Ho vissuto anche io, da bambino a Roma, l’incubo di bombardamenti come quelli che in questi giorni si stanno abbattendo sul popolo ucraino. Allora, ero molto piccolo e non ricordo quegli eventi terrificanti, ma ne riportai un trauma psicologico che mi ha lasciato uno strascico di eccessiva emotività almeno fino all’età dell’adolescenza.
La mattina del 19 luglio 1943 gli aerei americani bombardarono all’improvviso Roma, per la prima volta. Io avevo 2 anni e 8 mesi e mi trovavo con la mamma e la sorellina Mariuccia, neonata di 11 giorni, nella nostra casa di Via Licia. Furono sganciate migliaia di bombe, che andarono a colpire il quartiere popolare di San Lorenzo, la sua antica basilica, il cimitero del Verano e, come obiettivo principale, lo scalo ferroviario delle merci, a breve distanza in linea d’aria da noi. Altri bombardamenti imperversarono nella stessa giornata su diverse zone della città. Dalle macerie dei palazzi sventrati furono estratti circa 3000 morti e 11.000 feriti. Roma, poi, fu bombardata dagli Alleati altre 51 volte.
Noi abitavamo al nono piano e, ogni volta che suonava la sirena dell’allarme aereo, dovevamo scappare tutti nel rifugio sotterraneo della cantina scendendo di corsa e con grande agitazione venti rampe di scale.
Come mi è stato poi raccontato, nel rifugio molti pregavano; alcune mamme intrattenevano i bambini narrando favolette; altre cullavano i loro piccoli per farli addormentare. E quando suonava la sirena del cessato allarme, si tornava a casa, ringraziando Dio o la buona sorte per lo scampato pericolo.
Di notte vigevano il coprifuoco e l’oscuramento della città in funzione antiaerea. Ai vetri delle finestre si dovevano incollare fogli di carta pesante. Se qualcuno si azzardava a far trapelare una luce, veniva attaccato dai vicini al grido di “traditore”.
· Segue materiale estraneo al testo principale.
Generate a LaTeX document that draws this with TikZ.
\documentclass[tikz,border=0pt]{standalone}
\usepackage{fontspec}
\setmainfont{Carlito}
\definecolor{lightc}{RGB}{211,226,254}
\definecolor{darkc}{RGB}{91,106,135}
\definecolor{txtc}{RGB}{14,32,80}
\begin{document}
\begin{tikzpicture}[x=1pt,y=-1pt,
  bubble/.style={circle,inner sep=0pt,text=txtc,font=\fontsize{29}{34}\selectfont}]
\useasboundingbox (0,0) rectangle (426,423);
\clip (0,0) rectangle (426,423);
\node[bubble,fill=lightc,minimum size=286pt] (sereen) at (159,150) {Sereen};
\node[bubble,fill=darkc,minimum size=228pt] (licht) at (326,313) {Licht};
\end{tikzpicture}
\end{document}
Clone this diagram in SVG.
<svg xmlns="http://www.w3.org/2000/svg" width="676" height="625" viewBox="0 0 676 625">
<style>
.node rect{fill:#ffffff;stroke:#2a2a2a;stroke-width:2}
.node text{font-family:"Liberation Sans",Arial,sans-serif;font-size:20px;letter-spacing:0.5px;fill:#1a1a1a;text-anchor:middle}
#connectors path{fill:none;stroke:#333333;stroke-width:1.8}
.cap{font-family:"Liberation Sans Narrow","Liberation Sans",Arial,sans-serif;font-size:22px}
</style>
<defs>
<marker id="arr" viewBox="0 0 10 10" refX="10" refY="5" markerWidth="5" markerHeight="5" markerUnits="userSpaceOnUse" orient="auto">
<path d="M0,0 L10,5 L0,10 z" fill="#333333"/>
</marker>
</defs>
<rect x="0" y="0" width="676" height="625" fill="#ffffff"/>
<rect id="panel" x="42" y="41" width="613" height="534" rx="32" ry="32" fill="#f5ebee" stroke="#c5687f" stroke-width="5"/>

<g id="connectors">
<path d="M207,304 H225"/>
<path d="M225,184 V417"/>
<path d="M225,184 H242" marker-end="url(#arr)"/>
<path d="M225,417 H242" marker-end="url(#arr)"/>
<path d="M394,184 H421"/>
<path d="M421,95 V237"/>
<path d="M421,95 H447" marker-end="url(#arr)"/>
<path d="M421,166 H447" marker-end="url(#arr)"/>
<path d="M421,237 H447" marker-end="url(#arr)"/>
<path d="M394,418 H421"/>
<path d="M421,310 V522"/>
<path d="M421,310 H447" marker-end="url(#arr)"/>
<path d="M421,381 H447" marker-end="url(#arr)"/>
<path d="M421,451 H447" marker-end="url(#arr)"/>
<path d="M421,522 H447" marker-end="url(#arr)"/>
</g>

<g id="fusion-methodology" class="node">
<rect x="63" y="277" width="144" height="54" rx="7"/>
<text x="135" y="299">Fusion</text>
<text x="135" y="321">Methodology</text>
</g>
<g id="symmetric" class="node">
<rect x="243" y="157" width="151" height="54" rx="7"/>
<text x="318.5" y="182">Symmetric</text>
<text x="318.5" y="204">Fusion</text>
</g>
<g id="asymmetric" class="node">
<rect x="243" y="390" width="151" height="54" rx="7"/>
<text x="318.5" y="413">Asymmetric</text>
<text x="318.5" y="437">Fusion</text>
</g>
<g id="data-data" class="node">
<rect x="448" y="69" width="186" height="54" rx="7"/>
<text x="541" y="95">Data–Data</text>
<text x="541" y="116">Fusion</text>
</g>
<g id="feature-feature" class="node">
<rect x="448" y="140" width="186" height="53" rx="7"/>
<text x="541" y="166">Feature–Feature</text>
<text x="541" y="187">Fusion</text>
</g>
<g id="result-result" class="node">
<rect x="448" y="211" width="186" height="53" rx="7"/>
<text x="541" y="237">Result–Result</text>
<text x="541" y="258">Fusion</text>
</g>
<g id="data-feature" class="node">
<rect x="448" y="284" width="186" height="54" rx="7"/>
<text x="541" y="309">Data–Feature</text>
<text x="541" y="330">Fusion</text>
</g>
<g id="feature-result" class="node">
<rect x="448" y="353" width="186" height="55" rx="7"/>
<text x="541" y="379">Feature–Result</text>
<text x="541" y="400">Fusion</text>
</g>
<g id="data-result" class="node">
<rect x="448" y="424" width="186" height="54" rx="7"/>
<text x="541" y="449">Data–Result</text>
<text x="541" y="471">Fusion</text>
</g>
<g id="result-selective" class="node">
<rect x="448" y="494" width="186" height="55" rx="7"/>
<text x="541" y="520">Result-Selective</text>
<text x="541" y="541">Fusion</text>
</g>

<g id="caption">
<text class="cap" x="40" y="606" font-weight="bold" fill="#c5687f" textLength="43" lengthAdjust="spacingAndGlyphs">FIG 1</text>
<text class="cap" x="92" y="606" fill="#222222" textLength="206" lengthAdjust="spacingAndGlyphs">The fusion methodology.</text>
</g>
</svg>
Il 10 settembre 1943, due giorni dopo l’annuncio dell’armistizio tra l’Italia e gli Alleati, le truppe tedesche occuparono Roma, e al terrore dei bombardamenti si aggiunse quello degli arresti in casa, delle retate per le strade e delle rappresaglie omicide contro la popolazione ad opera dei nazisti, per attentati e sabotaggi messi in atto dai partigiani.
Mio padre, maresciallo dell’Esercito in servizio al Ministero della Guerra, per essersi rifiutato di giurare fedeltà alla repubblica nazifascista di Mussolini, fu licenziato in tronco e corse anche il rischio di essere catturato dai tedeschi (i quali per fortuna non si misero a cercarlo) e “internato” in Germania, al pari di altri 650mila militari italiani. Grazie ad un amico, trovò poi un lavoro come guardiano di un ricovero antiaereo.
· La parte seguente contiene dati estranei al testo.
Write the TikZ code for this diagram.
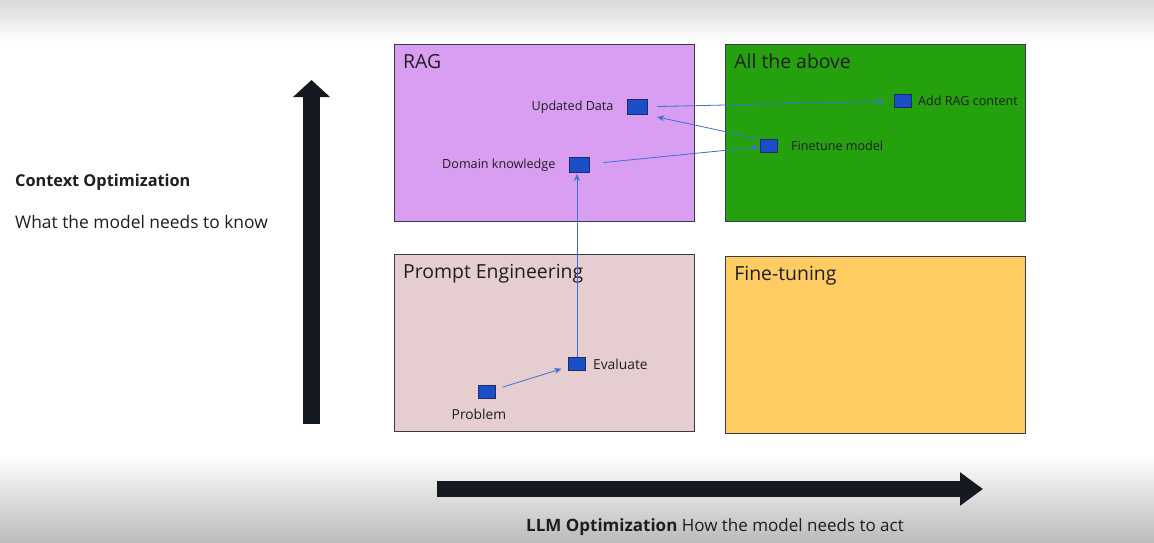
\documentclass[tikz,border=0pt]{standalone}
\usepackage{fontspec}
\setmainfont{Open Sans}
\usetikzlibrary{arrows.meta,positioning,calc}
\definecolor{ragfill}{HTML}{D99DF2}
\definecolor{allfill}{HTML}{26A10E}
\definecolor{promptfill}{HTML}{E5CDD0}
\definecolor{tunefill}{HTML}{FECC63}
\definecolor{quadline}{HTML}{3A3A48}
\definecolor{blkfill}{HTML}{1A4FC8}
\definecolor{blkline}{HTML}{1B2A6B}
\definecolor{flow}{HTML}{3D6FD6}
\definecolor{axisink}{HTML}{151922}
\definecolor{ink}{HTML}{1E1E1E}
\tikzset{
  quad/.style={
    rectangle, draw=quadline, fill=#1, line width=1.2pt,
    minimum width=300pt, minimum height=177pt,
    inner sep=0pt
  },
  quad/.default=ragfill,
  quadtitle/.style={
    font=\fontsize{19.4}{23}\selectfont, text=ink, inner sep=0pt
  },
  blk/.style={
    rectangle, draw=blkline, fill=blkfill, line width=0.8pt,
    minimum width=17pt, minimum height=13pt, inner sep=0pt
  },
  blkbig/.style={
    blk, minimum width=20pt, minimum height=15pt
  },
  itemlabel/.style={
    font=\fontsize{12.6}{15}\selectfont, text=ink, inner sep=1pt
  },
  flowarrow/.style={
    -{Stealth[length=7pt, width=6pt]}, color=flow, line width=0.8pt
  },
  axisarrow/.style={
    line width=#1, color=axisink
  },
  axisarrow/.default=17pt,
  sidetext/.style={
    font=\fontsize{#1}{19}\selectfont, text=ink, inner sep=0pt, anchor=west
  },
  sidetext/.default=17.4,
}
\begin{document}
\begin{tikzpicture}[x=1pt, y=-1pt]
  \useasboundingbox (0,0) rectangle (1154,543);

  % background
  \fill[white] (0,0) rectangle (1154,543);
  \shade[top color=black!15, bottom color=white] (0,0) rectangle (1154,42);
  \shade[top color=white, bottom color=black!27] (0,455) rectangle (1154,543);

  % Quadrants
  \node[quad=ragfill, anchor=north west] (rag) at (394,44) {};
  \node[quad=allfill, right=30pt of rag] (all) {};
  \node[quad=promptfill, below=32pt of rag] (prompt) {};
  \node[quad=tunefill, below=34pt of all] (tune) {};
  \node[quadtitle, below right=10pt and 9pt of rag.north west] {RAG};
  \node[quadtitle, below right=10pt and 9pt of all.north west] {All the above};
  \node[quadtitle, below right=10pt and 9pt of prompt.north west] {Prompt Engineering};
  \node[quadtitle, below right=10pt and 9pt of tune.north west] {Fine-tuning};

  % Steps
  \node[blkbig] (upd) at (637,107) {};
  \node[itemlabel, left=12pt of upd] {Updated Data};
  \node[blkbig] (dom) at (579,165) {};
  \node[itemlabel, left=12pt of dom] {Domain knowledge};
  \node[blk] (add) at (903,101) {};
  \node[itemlabel, right=5pt of add] {Add RAG content};
  \node[blk] (fine) at (769,146) {};
  \node[itemlabel, right=12pt of fine] {Finetune model};
  \node[blk] (eval) at (577,364) {};
  \node[itemlabel, font=\fontsize{13.8}{16}\selectfont, right=6pt of eval] {Evaluate};
  \node[blk] (prob) at (487,392) {};
  \node[itemlabel, font=\fontsize{13.8}{16}\selectfont, below=9pt of prob, xshift=-8pt] {Problem};

  \draw[flowarrow, shorten <=7pt, shorten >=7pt] (prob) -- (eval);
  \draw[flowarrow, shorten >=1pt] (eval.north) -- (eval.north |- dom.south);
  \draw[flowarrow, shorten <=14pt, shorten >=1pt] (dom) -- (fine);
  \draw[flowarrow, shorten >=10pt] (fine.north west) -- (upd.south east);
  \draw[flowarrow, shorten <=10pt, shorten >=10pt] (upd) -- (add);

  % Axes
  \coordinate (ybase) at (311.5,424);
  \coordinate (ytip) at (311.5,80);
  \draw[axisarrow=17pt, -{Triangle[length=17pt, width=36pt]}] (ybase) -- (ytip);
  \coordinate (xbase) at (437,489);
  \coordinate (xtip) at (983,489);
  \draw[axisarrow=16pt, -{Triangle[length=23pt, width=32pt]}] (xbase) -- (xtip);

  \node[sidetext=16.3] (ctx) at (15,182) {\bfseries Context Optimization};
  \node[sidetext] (know) at (15,222) {What the model needs to know};
  \node[sidetext=17, anchor=center] (llm) at (715,527)
    {\textbf{LLM Optimization} How the model needs to act};
\end{tikzpicture}
\end{document}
A quel tempo, i viveri scarseggiavano nei negozi ed erano razionati sulla base di tessere annonarie. Davanti ai panifici, si formavano file lunghissime, e gli ultimi arrivati restavano a mani vuote.
La mia famiglia pativa la fame, e tuttavia i miei genitori accolsero e nascosero in casa due nipoti calabresi ventenni, che studiavano a Roma ed erano ricercati dai nazifascisti come renitenti alla leva militare della Repubblica di Salò. Non so come, grazie a Dio, alla fine ci salvammo tutti quanti.
L’incubo della guerra finì per noi la sera del 4 giugno 1944, quando, dopo la ritirata dei tedeschi ottenuta dall’intercessione del papa Pio XII, le truppe degli Alleati entrarono a Roma senza combattere, accolte trionfalmente dalla popolazione. E a festeggiare i “liberatori” che passavano per via Gallia c’ero anch’io, in braccio al mio papà.
Nicola Bruni
Nella foto, “Nico” il 24 agosto 1943 a San Giovanni a Porta Latina.